Exercise:
Retype word for word the first line of the listing and each line after it up to the line with "Chart.register(...registerables);", with the pictures taken out.

Supplied information:

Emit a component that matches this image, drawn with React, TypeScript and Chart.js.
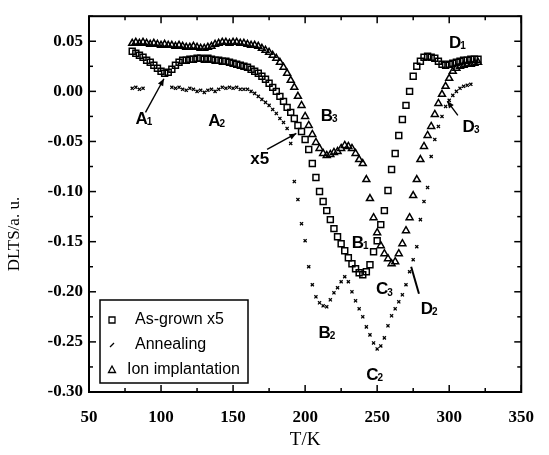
import React, { useEffect, useRef } from 'react';
import { Chart, registerables } from 'chart.js';
Chart.register(...registerables);

// ---- data ----
const tempGrid = [
  80, 82.5, 85, 87.5, 90, 92.5, 95, 97.5, 100, 102.5,
  105, 107.5, 110, 112.5, 115, 117.5, 120, 122.5, 125, 127.5,
  130, 132.5, 135, 137.5, 140, 142.5, 145, 147.5, 150, 152.5,
  155, 157.5, 160, 162.5, 165, 167.5, 170, 172.5, 175, 177.5,
  180, 182.5, 185, 187.5, 190, 192.5, 195, 197.5, 200, 202.5,
  205, 207.5, 210, 212.5, 215, 217.5, 220, 222.5, 225, 227.5,
  230, 232.5, 235, 237.5, 240, 242.5, 245, 247.5, 250, 252.5,
  255, 257.5, 260, 262.5, 265, 267.5, 270, 272.5, 275, 277.5,
  280, 282.5, 285, 287.5, 290, 292.5, 295, 297.5, 300, 302.5,
  305, 307.5, 310, 312.5, 315, 317.5, 320,
];

const asGrownValues = [
  0.040, 0.038, 0.036, 0.034, 0.031, 0.029, 0.026, 0.023, 0.020, 0.018,
  0.019, 0.022, 0.026, 0.029, 0.031, 0.031, 0.032, 0.032, 0.033, 0.033,
  0.032, 0.033, 0.032, 0.031, 0.031, 0.030, 0.030, 0.029, 0.028, 0.027,
  0.026, 0.025, 0.024, 0.022, 0.020, 0.018, 0.015, 0.012, 0.008, 0.004,
  0.000, -0.005, -0.010, -0.016, -0.021, -0.027, -0.034, -0.040, -0.048, -0.058,
  -0.072, -0.086, -0.100, -0.110, -0.119, -0.128, -0.137, -0.145, -0.152, -0.159,
  -0.166, -0.172, -0.177, -0.181, -0.183, -0.180, -0.173, -0.160, -0.149, -0.133,
  -0.119, -0.099, -0.078, -0.062, -0.044, -0.028, -0.014, 0.000, 0.015, 0.025,
  0.030, 0.034, 0.035, 0.034, 0.033, 0.030, 0.027, 0.026, 0.027, 0.028,
  0.029, 0.030, 0.031, 0.031, 0.032, 0.032, 0.032,
];

const ionValues = [
  0.048, 0.049, 0.048, 0.049, 0.048, 0.047, 0.048, 0.047, 0.046, 0.047,
  0.046, 0.046, 0.045, 0.046, 0.045, 0.044, 0.044, 0.045, 0.044, 0.043,
  0.043, 0.044, 0.045, 0.047, 0.048, 0.049, 0.049, 0.048, 0.049, 0.049,
  0.048, 0.048, 0.047, 0.046, 0.046, 0.045, 0.043, 0.041, 0.039, 0.036,
  0.033, 0.029, 0.024, 0.018, 0.011, 0.004, -0.005, -0.014, -0.025, -0.034,
  -0.043, -0.051, -0.057, -0.062, -0.064, -0.063, -0.061, -0.060, -0.057, -0.054,
  -0.055, -0.057, -0.062, -0.068, -0.072, -0.088, -0.107, -0.126, -0.141, -0.154,
  -0.162, -0.167, -0.172, -0.170, -0.162, -0.152, -0.139, -0.126, -0.104, -0.088,
  -0.068, -0.055, -0.044, -0.035, -0.023, -0.012, -0.003, 0.005, 0.013, 0.020,
  0.023, 0.025, 0.026, 0.027, 0.027, 0.028, 0.029,
];

const annealTemps = [
  80, 82.5, 85, 87.5, 107.5, 110, 112.5, 115, 117.5, 120,
  122.5, 125, 127.5, 130, 132.5, 135, 137.5, 140, 142.5, 145,
  147.5, 150, 152.5, 155, 157.5, 160, 162.5, 165, 167.5, 170,
  172.5, 175, 177.5, 180, 182.5, 185, 187.5, 190, 192.5, 195,
  197.5, 200, 202.5, 205, 207.5, 210, 212.5, 215, 217.5, 220,
  222.5, 225, 227.5, 230, 232.5, 235, 237.5, 240, 242.5, 245,
  247.5, 250, 252.5, 255, 257.5, 260, 262.5, 265, 267.5, 270,
  272.5, 275, 277.5, 280, 282.5, 285, 287.5, 290, 292.5, 295,
  297.5, 300, 302.5, 305, 307.5, 310, 312.5, 315,
];

const annealValues = [
  0.003, 0.004, 0.002, 0.003, 0.004, 0.003, 0.004, 0.002, 0.001, 0.003,
  0.002, 0.000, 0.001, -0.001, 0.001, 0.002, 0.000, 0.002, 0.004, 0.003,
  0.004, 0.003, 0.004, 0.002, 0.002, 0.002, 0.000, -0.002, -0.005, -0.008,
  -0.011, -0.014, -0.018, -0.022, -0.027, -0.031, -0.037, -0.052, -0.090, -0.108,
  -0.132, -0.149, -0.175, -0.193, -0.205, -0.211, -0.214, -0.215, -0.208, -0.201,
  -0.196, -0.190, -0.185, -0.190, -0.200, -0.209, -0.217, -0.225, -0.235, -0.243,
  -0.251, -0.257, -0.254, -0.246, -0.234, -0.224, -0.217, -0.210, -0.203, -0.193,
  -0.180, -0.168, -0.155, -0.128, -0.110, -0.096, -0.065, -0.048, -0.035, -0.025,
  -0.015, -0.009, -0.004, 0.000, 0.003, 0.005, 0.006, 0.007,
];

const seriesNames = ['As-grown x5', 'Annealing', 'Ion implantation'];

const xTickValues = [50, 100, 150, 200, 250, 300, 350];
const xTickMarks = [50, 75, 100, 125, 150, 175, 200, 225, 250, 275, 300, 325, 350];
const yTickValues = [-0.3, -0.25, -0.2, -0.15, -0.1, -0.05, 0, 0.05];
const yTickMarks = [-0.3, -0.275, -0.25, -0.225, -0.2, -0.175, -0.15, -0.125, -0.1, -0.075, -0.05, -0.025, 0, 0.025, 0.05, 0.075];

// peak labels anchored in data units (T, DLTS)
const peakLabels = [
  { text: 'A', sub: '1', t: 88.5, v: -0.028 },
  { text: 'A', sub: '2', t: 139, v: -0.030 },
  { text: 'B', sub: '3', t: 217, v: -0.025 },
  { text: 'x5', sub: '', t: 168.5, v: -0.068 },
  { text: 'B', sub: '1', t: 238.5, v: -0.152 },
  { text: 'C', sub: '3', t: 255.4, v: -0.198 },
  { text: 'D', sub: '2', t: 286.5, v: -0.217 },
  { text: 'B', sub: '2', t: 215.5, v: -0.241 },
  { text: 'C', sub: '2', t: 248.6, v: -0.283 },
  { text: 'D', sub: '1', t: 306, v: 0.048 },
  { text: 'D', sub: '3', t: 315.5, v: -0.036 },
];

const pointerLines = [
  { from: [89.2, -0.021], to: [102, 0.0126], head: true },
  { from: [173.6, -0.058], to: [193.9, -0.042], head: true },
  { from: [306, -0.024], to: [298.6, -0.0097], head: true },
  { from: [279, -0.202], to: [273.6, -0.175], head: false },
];

const SERIF = "'Liberation Serif', 'DejaVu Serif', serif";
const SANS = "'Liberation Sans', Arial, sans-serif";

function makePoints(ts: number[], vs: number[]) {
  return ts.map((t, i) => ({ x: t, y: vs[i] }));
}

const framePlugin = {
  id: 'frameTicks',
  afterDatasetsDraw(chart: any) {
    const { ctx, chartArea: a, scales } = chart;
    const xs = scales.x;
    const ys = scales.y;
    ctx.save();
    ctx.strokeStyle = '#000';
    ctx.lineWidth = 1.5;
    const seg = (x1: number, y1: number, x2: number, y2: number) => {
      ctx.beginPath();
      ctx.moveTo(x1, y1);
      ctx.lineTo(x2, y2);
      ctx.stroke();
    };
    xTickMarks.forEach((v) => {
      const px = xs.getPixelForValue(v);
      const len = xTickValues.includes(v) ? 7 : 4;
      seg(px, a.bottom, px, a.bottom - len);
      seg(px, a.top, px, a.top + len);
    });
    yTickMarks.forEach((v) => {
      const py = ys.getPixelForValue(v);
      const major = yTickValues.some((m) => Math.abs(m - v) < 1e-9);
      const len = major ? 7 : 4;
      seg(a.left, py, a.left + len, py);
      seg(a.right, py, a.right - len, py);
    });
    ctx.lineWidth = 2;
    ctx.strokeRect(a.left, a.top, a.right - a.left, a.bottom - a.top);

    // axis titles
    ctx.fillStyle = '#000';
    ctx.font = `17px ${SERIF}`;
    ctx.textAlign = 'center';
    ctx.textBaseline = 'middle';
    ctx.save();
    ctx.translate(15, (a.top + a.bottom) / 2 + 30);
    ctx.rotate(-Math.PI / 2);
    ctx.fillText('DLTS/a. u.', 0, 0);
    ctx.restore();
    ctx.font = `19px ${SERIF}`;
    ctx.fillText('T/K', (a.left + a.right) / 2, a.bottom + 48);
    ctx.restore();
  },
};

const annotPlugin = {
  id: 'peakAnnotations',
  afterDatasetsDraw(chart: any) {
    const { ctx, scales } = chart;
    const xs = scales.x;
    const ys = scales.y;
    ctx.save();
    ctx.fillStyle = '#000';
    ctx.strokeStyle = '#000';
    ctx.textBaseline = 'middle';
    ctx.textAlign = 'left';
    peakLabels.forEach((l) => {
      const px = xs.getPixelForValue(l.t);
      const py = ys.getPixelForValue(l.v);
      ctx.font = `bold 17px ${SANS}`;
      const w1 = ctx.measureText(l.text).width;
      ctx.font = `bold 10px ${SANS}`;
      const w2 = l.sub ? ctx.measureText(l.sub).width : 0;
      const x0 = px - (w1 + w2) / 2;
      ctx.font = `bold 17px ${SANS}`;
      ctx.fillText(l.text, x0, py);
      if (l.sub) {
        ctx.font = `bold 10px ${SANS}`;
        ctx.fillText(l.sub, x0 + w1 - 1, py + 3);
      }
    });
    pointerLines.forEach((p) => {
      const x1 = xs.getPixelForValue(p.from[0]);
      const y1 = ys.getPixelForValue(p.from[1]);
      const x2 = xs.getPixelForValue(p.to[0]);
      const y2 = ys.getPixelForValue(p.to[1]);
      ctx.lineWidth = p.head ? 1.4 : 2;
      ctx.beginPath();
      ctx.moveTo(x1, y1);
      ctx.lineTo(x2, y2);
      ctx.stroke();
      if (p.head) {
        const ang = Math.atan2(y2 - y1, x2 - x1);
        const L = 7;
        const W = 3;
        ctx.beginPath();
        ctx.moveTo(x2, y2);
        ctx.lineTo(x2 - L * Math.cos(ang) + W * Math.sin(ang), y2 - L * Math.sin(ang) - W * Math.cos(ang));
        ctx.lineTo(x2 - L * Math.cos(ang) - W * Math.sin(ang), y2 - L * Math.sin(ang) + W * Math.cos(ang));
        ctx.closePath();
        ctx.fill();
      }
    });
    ctx.restore();
  },
};

const legendPlugin = {
  id: 'boxLegend',
  afterDatasetsDraw(chart: any) {
    const { ctx, chartArea: a } = chart;
    const left = a.left + 11;
    const top = a.bottom - 92;
    const w = 148;
    const h = 83;
    ctx.save();
    ctx.fillStyle = '#fff';
    ctx.fillRect(left, top, w, h);
    ctx.strokeStyle = '#000';
    ctx.lineWidth = 1.5;
    ctx.strokeRect(left, top, w, h);
    ctx.fillStyle = '#000';
    ctx.font = `16px ${SANS}`;
    ctx.textBaseline = 'middle';
    ctx.textAlign = 'left';
    const textOffsets = [35, 35, 27];
    seriesNames.forEach((name, i) => {
      const cy = top + 20 + i * 25;
      const mx = left + 12;
      ctx.lineWidth = 1.3;
      ctx.beginPath();
      if (i === 0) {
        ctx.rect(mx - 3, cy - 3, 6, 6);
      } else if (i === 1) {
        ctx.moveTo(mx - 2, cy + 2);
        ctx.lineTo(mx + 2, cy - 2);
      } else {
        ctx.moveTo(mx, cy - 4);
        ctx.lineTo(mx + 3.5, cy + 2.5);
        ctx.lineTo(mx - 3.5, cy + 2.5);
        ctx.closePath();
      }
      ctx.stroke();
      ctx.fillText(name, left + textOffsets[i], cy);
    });
    ctx.restore();
  },
};

export default function App() {
  const ref = useRef<HTMLCanvasElement>(null);
  useEffect(() => {
    const tickFont = { family: SERIF, size: 17, weight: 'bold' as const };
    const chart = new Chart(ref.current as HTMLCanvasElement, {
      type: 'scatter',
      data: {
        datasets: [
          {
            label: seriesNames[0],
            data: makePoints(tempGrid, asGrownValues),
            pointStyle: 'rect',
            pointRadius: 4.2,
            borderColor: '#000',
            backgroundColor: 'rgba(0,0,0,0)',
            borderWidth: 1.5,
            showLine: false,
          },
          {
            label: seriesNames[1],
            data: makePoints(annealTemps, annealValues),
            pointStyle: 'crossRot',
            pointRadius: 2.2,
            borderColor: '#000',
            backgroundColor: '#000',
            borderWidth: 1.3,
            showLine: false,
          },
          {
            label: seriesNames[2],
            data: makePoints(tempGrid, ionValues),
            pointStyle: 'triangle',
            pointRadius: 4,
            borderColor: '#000',
            backgroundColor: 'rgba(0,0,0,0)',
            borderWidth: 1.5,
            showLine: false,
          },
        ],
      },
      options: {
        animation: false,
        responsive: false,
        devicePixelRatio: 1,
        layout: { padding: { top: 6, right: 16, left: 0, bottom: 0 } },
        plugins: { legend: { display: false }, tooltip: { enabled: false } },
        scales: {
          x: {
            type: 'linear',
            min: 50,
            max: 350,
            afterBuildTicks: (s: any) => {
              s.ticks = xTickValues.map((v) => ({ value: v }));
            },
            afterFit: (s: any) => {
              s.height = 63;
            },
            grid: { display: false, drawTicks: false },
            border: { display: false },
            ticks: {
              font: tickFont,
              color: '#000',
              padding: 15,
              maxRotation: 0,
              autoSkip: false,
              callback: (v: any) => String(v),
            },
          },
          y: {
            type: 'linear',
            min: -0.3,
            max: 0.075,
            afterBuildTicks: (s: any) => {
              s.ticks = yTickValues.map((v) => ({ value: v }));
            },
            afterFit: (s: any) => {
              s.width = 89;
            },
            grid: { display: false, drawTicks: false },
            border: { display: false },
            ticks: {
              font: tickFont,
              color: '#000',
              padding: 6,
              autoSkip: false,
              callback: (v: any) => Number(v).toFixed(2),
            },
          },
        },
      },
      plugins: [framePlugin, annotPlugin, legendPlugin],
    });
    return () => chart.destroy();
  }, []);
  return (
    <div style={{ position: 'absolute', left: 0, top: 0, width: 549, height: 455, background: '#fff' }}>
      <canvas ref={ref} width={549} height={455} />
    </div>
  );
}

Solution to this task:
Emit a component that matches this image, drawn with React, TypeScript and Chart.js.
import React, { useEffect, useRef } from 'react';
import { Chart, registerables } from 'chart.js';
Chart.register(...registerables);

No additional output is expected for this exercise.